The composites come in tiny pellets that resemble hamster food. These can be injected into molds of practically any product that would otherwise be all plastic—from plates and cups to car parts and packaging. No special tooling is needed to make these products, either. Running a business like this without a background in chemistry or engineering has required Guenther to learn a lot on her own.
On the science side, she receives help from her father. On the business side, she relies on support from Metro Detroit’s entrepreneurial ecosystem. Her first stop was the Macomb-OU INCubator, a collaboration between Macomb County and Oakland University servicing high-tech businesses in southeast Michigan. Guenther describes the accelerator as a “really good starting place ” where she was introduced to two important mentors.

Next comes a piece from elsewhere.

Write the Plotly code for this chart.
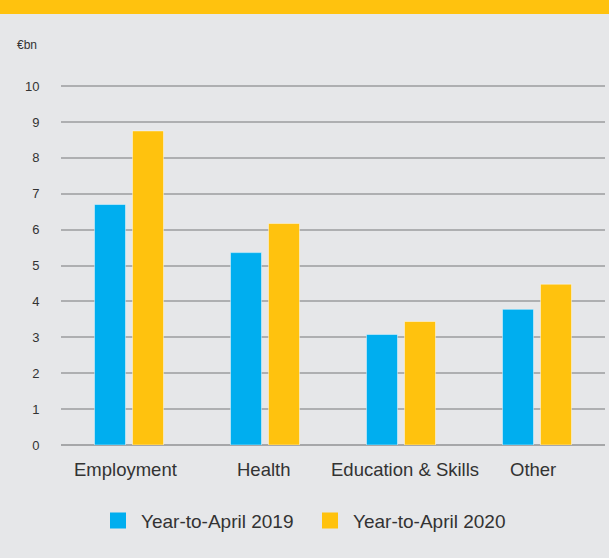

Pivot also won a Motor City Match grant to help find and renovate a warehouse and office space in Detroit, which Guenther hopes to open in 2019. Guenther is also a member of the Junction 440 co-working community at TechTown Detroit, where she’s received one-on-one mentoring and networked with other startup founders. “Every time I start something new and look at next steps, there’s someone here I can talk to,” she said. Most recently, she’s participated in Inforum’s inGAGE program, which provides networking opportunities and other support services for women entrepreneurs.
As a woman in a maledominated field, Guenther says she’s felt disrespected on several occasions, but being part of inGAGE has provided her with tools and a support system to combat biases. With all this support, Pivot has a lot of momentum for the next year. In 2019, the company will be expanding to other natural, biodegradable fibers like rice waste and hemp. It’s also launching a line of home and houseware products made from its bamboo composite.